AIM OF THE TASK
Pictures are not part of the copy. Retype the lines from the first one through the line that contains "const xMin = 0, xMax = 20;".

DATA
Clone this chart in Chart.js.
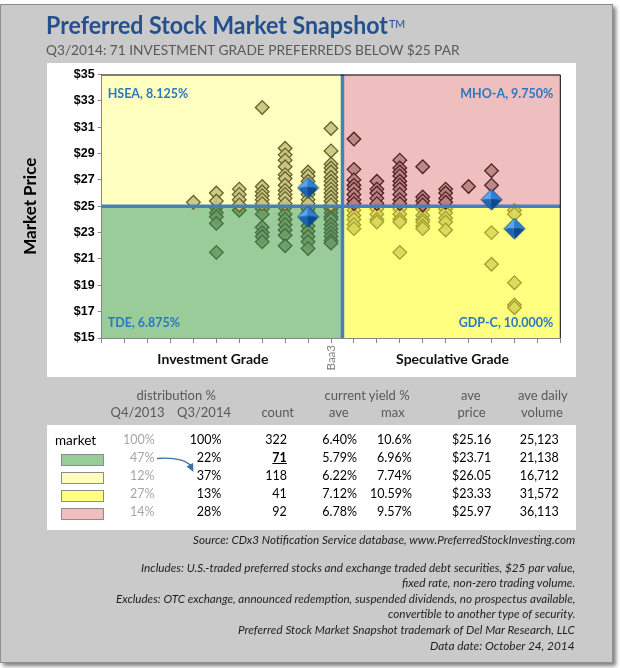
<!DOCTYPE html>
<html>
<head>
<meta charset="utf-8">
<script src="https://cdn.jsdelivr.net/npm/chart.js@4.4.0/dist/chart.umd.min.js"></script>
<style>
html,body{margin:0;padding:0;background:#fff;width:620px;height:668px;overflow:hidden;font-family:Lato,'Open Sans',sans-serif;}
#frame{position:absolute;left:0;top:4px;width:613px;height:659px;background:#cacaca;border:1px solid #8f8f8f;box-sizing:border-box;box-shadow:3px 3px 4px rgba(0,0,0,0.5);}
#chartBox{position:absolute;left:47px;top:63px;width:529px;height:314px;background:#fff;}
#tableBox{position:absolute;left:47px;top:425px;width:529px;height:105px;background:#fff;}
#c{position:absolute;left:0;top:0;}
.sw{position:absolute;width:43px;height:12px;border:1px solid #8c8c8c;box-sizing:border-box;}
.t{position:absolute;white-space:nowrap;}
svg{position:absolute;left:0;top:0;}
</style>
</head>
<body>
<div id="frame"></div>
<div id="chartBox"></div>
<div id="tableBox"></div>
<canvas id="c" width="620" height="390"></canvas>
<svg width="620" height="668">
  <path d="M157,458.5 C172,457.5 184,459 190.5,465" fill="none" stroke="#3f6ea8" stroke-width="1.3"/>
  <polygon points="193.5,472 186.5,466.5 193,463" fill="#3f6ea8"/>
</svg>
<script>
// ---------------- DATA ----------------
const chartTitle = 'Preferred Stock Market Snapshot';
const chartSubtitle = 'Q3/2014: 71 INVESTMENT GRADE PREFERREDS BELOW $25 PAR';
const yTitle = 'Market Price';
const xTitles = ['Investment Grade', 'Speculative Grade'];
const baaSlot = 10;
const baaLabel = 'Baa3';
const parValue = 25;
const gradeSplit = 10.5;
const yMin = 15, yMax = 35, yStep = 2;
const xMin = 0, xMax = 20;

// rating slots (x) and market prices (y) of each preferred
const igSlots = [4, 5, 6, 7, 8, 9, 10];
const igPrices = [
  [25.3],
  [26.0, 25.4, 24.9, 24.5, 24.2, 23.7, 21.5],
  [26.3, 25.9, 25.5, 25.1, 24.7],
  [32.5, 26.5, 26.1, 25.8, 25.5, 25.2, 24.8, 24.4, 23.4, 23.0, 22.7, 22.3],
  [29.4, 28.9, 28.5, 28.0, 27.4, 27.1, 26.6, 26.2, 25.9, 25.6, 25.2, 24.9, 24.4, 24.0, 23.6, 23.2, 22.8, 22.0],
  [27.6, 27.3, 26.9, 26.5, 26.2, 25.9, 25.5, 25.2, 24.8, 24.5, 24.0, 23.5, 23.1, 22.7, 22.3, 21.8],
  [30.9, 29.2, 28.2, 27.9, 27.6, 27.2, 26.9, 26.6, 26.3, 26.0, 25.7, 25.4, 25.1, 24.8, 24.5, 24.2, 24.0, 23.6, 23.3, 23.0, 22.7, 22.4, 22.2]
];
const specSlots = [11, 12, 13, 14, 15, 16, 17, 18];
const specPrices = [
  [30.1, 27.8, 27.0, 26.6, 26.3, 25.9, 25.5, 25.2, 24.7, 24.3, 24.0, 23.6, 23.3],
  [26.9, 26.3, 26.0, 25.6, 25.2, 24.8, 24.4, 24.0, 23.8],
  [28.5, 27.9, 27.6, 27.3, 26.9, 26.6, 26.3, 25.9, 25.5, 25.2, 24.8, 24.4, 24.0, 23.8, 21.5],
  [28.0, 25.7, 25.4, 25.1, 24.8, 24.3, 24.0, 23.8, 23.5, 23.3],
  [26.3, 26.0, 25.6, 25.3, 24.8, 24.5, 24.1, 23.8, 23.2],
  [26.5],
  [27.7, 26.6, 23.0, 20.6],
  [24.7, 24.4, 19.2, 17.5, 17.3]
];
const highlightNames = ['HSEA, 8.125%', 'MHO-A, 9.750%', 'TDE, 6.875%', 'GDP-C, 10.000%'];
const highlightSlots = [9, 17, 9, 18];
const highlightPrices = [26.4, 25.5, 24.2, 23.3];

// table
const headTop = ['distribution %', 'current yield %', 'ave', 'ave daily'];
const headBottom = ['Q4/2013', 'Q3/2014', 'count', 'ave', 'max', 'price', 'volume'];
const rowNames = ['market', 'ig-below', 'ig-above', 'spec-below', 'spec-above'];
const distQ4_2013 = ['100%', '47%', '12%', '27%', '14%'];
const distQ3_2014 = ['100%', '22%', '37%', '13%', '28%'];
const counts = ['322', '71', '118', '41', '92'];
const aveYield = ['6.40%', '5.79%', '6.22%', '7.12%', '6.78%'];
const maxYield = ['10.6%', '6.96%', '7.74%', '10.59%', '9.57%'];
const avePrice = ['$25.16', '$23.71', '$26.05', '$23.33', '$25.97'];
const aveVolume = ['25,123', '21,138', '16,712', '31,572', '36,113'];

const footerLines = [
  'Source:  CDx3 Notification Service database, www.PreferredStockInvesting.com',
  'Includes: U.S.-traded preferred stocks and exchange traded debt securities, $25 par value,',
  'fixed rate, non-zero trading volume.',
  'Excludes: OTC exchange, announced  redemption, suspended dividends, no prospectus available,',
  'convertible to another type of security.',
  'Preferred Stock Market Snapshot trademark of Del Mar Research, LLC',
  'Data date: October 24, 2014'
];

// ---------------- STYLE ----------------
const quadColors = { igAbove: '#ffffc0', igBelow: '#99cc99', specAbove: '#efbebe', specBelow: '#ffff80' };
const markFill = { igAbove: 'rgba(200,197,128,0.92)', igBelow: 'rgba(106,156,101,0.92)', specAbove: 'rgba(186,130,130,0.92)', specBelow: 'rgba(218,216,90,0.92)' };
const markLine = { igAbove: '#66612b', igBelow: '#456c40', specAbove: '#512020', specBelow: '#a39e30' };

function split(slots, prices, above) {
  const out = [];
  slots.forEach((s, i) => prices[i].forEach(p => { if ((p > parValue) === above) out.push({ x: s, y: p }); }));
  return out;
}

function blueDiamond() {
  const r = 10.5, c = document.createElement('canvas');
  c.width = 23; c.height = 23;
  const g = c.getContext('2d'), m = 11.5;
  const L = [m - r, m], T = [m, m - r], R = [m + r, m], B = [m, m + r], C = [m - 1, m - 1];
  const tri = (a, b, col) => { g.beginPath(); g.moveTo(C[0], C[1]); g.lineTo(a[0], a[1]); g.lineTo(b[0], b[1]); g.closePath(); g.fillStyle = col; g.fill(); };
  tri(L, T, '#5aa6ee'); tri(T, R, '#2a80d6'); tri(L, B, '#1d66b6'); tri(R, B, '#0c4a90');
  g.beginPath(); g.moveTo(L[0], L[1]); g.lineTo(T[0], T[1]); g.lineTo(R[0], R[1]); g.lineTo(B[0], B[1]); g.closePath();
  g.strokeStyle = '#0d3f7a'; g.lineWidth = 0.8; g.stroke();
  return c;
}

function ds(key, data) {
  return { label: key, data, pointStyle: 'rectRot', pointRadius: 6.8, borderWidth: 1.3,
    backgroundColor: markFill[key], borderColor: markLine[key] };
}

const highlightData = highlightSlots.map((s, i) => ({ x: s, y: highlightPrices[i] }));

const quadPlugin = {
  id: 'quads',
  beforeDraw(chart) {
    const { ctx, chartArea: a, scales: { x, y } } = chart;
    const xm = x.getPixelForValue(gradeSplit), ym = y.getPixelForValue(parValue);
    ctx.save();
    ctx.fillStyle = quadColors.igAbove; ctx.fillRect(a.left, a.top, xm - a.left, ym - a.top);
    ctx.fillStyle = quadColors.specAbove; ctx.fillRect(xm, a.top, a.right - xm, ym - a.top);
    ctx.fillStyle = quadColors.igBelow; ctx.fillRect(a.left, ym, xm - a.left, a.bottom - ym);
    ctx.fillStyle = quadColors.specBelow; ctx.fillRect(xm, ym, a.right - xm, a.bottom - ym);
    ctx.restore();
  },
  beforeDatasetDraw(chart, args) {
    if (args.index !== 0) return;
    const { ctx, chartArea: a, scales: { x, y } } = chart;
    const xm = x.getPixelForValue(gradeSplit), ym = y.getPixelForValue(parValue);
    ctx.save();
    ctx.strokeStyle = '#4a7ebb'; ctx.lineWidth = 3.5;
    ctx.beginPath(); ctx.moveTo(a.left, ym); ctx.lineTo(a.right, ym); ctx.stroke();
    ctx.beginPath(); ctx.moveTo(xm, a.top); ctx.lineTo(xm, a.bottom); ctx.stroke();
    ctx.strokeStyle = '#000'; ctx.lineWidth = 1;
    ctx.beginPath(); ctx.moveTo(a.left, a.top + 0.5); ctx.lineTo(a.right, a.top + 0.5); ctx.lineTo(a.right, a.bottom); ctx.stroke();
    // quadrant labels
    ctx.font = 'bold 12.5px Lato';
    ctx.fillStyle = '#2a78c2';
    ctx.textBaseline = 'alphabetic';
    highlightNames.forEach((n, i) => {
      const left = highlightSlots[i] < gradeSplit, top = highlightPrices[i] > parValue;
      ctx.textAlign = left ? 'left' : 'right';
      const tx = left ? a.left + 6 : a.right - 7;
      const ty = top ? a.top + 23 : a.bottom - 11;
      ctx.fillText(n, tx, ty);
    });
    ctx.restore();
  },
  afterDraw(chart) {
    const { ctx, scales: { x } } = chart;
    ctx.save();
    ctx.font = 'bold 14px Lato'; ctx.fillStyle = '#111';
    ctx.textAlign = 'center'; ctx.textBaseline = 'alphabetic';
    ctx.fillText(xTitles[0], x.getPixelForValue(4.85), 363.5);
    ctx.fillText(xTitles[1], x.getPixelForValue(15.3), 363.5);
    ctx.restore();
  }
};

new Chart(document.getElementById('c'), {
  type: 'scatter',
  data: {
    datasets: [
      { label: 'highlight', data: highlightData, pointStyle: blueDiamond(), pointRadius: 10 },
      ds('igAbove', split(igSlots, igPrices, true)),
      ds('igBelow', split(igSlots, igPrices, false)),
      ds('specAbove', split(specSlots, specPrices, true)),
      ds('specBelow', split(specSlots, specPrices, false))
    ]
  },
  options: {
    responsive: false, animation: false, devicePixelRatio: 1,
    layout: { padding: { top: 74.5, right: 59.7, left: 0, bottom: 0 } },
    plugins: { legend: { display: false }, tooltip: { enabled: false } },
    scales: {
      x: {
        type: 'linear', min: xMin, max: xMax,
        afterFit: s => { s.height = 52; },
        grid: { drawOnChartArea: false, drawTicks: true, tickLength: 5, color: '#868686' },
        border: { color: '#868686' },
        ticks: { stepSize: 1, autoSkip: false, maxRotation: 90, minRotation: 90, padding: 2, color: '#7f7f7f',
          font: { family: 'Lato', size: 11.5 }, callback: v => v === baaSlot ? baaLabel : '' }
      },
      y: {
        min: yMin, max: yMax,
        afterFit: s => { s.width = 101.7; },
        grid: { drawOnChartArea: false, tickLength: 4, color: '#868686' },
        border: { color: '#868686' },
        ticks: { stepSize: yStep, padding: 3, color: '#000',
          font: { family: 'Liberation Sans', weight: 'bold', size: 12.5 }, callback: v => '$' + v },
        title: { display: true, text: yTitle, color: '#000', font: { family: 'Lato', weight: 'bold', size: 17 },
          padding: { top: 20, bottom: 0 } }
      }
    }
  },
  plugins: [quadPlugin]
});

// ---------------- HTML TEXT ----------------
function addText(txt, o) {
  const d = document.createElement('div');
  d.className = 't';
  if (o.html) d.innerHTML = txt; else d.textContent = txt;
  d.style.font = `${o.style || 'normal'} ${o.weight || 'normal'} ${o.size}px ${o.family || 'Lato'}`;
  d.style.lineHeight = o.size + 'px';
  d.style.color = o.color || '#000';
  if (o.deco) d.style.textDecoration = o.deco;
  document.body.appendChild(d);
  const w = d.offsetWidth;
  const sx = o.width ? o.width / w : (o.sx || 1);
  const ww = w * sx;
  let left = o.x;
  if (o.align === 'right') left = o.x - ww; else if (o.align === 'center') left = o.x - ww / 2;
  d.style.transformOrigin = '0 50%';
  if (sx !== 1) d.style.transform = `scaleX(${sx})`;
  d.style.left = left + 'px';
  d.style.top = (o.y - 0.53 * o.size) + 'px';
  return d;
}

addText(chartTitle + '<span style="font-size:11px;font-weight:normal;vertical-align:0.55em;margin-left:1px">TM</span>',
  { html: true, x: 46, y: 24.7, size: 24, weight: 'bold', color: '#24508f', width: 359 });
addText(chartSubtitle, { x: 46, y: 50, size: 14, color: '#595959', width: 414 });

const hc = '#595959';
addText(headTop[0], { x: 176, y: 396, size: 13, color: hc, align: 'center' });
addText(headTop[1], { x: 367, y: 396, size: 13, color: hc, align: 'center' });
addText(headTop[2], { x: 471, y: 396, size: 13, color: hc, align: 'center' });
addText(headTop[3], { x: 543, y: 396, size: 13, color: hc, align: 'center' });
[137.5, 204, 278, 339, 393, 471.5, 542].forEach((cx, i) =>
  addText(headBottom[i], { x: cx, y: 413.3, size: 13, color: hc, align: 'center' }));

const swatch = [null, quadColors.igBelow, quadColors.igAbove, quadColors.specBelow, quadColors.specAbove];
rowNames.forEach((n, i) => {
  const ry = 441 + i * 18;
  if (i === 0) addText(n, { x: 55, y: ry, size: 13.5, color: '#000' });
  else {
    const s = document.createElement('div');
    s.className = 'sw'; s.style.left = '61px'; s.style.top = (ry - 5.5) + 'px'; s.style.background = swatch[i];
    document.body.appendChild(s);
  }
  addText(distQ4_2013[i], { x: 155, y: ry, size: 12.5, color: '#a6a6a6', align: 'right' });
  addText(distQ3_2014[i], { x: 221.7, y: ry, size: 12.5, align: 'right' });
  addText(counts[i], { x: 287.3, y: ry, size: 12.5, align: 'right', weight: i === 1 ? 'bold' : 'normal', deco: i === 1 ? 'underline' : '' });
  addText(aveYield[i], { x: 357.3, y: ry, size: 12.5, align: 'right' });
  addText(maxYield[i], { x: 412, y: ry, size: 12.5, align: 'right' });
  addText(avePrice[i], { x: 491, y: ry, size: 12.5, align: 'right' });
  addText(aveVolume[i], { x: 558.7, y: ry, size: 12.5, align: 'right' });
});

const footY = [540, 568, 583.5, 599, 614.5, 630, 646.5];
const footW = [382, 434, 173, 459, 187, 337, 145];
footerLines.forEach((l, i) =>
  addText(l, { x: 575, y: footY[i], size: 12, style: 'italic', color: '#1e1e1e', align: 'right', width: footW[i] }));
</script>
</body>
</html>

RESULT OF THE EXERCISE
Clone this chart in Chart.js.
<!DOCTYPE html>
<html>
<head>
<meta charset="utf-8">
<script src="https://cdn.jsdelivr.net/npm/chart.js@4.4.0/dist/chart.umd.min.js"></script>
<style>
html,body{margin:0;padding:0;background:#fff;width:620px;height:668px;overflow:hidden;font-family:Lato,'Open Sans',sans-serif;}
#frame{position:absolute;left:0;top:4px;width:613px;height:659px;background:#cacaca;border:1px solid #8f8f8f;box-sizing:border-box;box-shadow:3px 3px 4px rgba(0,0,0,0.5);}
#chartBox{position:absolute;left:47px;top:63px;width:529px;height:314px;background:#fff;}
#tableBox{position:absolute;left:47px;top:425px;width:529px;height:105px;background:#fff;}
#c{position:absolute;left:0;top:0;}
.sw{position:absolute;width:43px;height:12px;border:1px solid #8c8c8c;box-sizing:border-box;}
.t{position:absolute;white-space:nowrap;}
svg{position:absolute;left:0;top:0;}
</style>
</head>
<body>
<div id="frame"></div>
<div id="chartBox"></div>
<div id="tableBox"></div>
<canvas id="c" width="620" height="390"></canvas>
<svg width="620" height="668">
  <path d="M157,458.5 C172,457.5 184,459 190.5,465" fill="none" stroke="#3f6ea8" stroke-width="1.3"/>
  <polygon points="193.5,472 186.5,466.5 193,463" fill="#3f6ea8"/>
</svg>
<script>
// ---------------- DATA ----------------
const chartTitle = 'Preferred Stock Market Snapshot';
const chartSubtitle = 'Q3/2014: 71 INVESTMENT GRADE PREFERREDS BELOW $25 PAR';
const yTitle = 'Market Price';
const xTitles = ['Investment Grade', 'Speculative Grade'];
const baaSlot = 10;
const baaLabel = 'Baa3';
const parValue = 25;
const gradeSplit = 10.5;
const yMin = 15, yMax = 35, yStep = 2;
const xMin = 0, xMax = 20;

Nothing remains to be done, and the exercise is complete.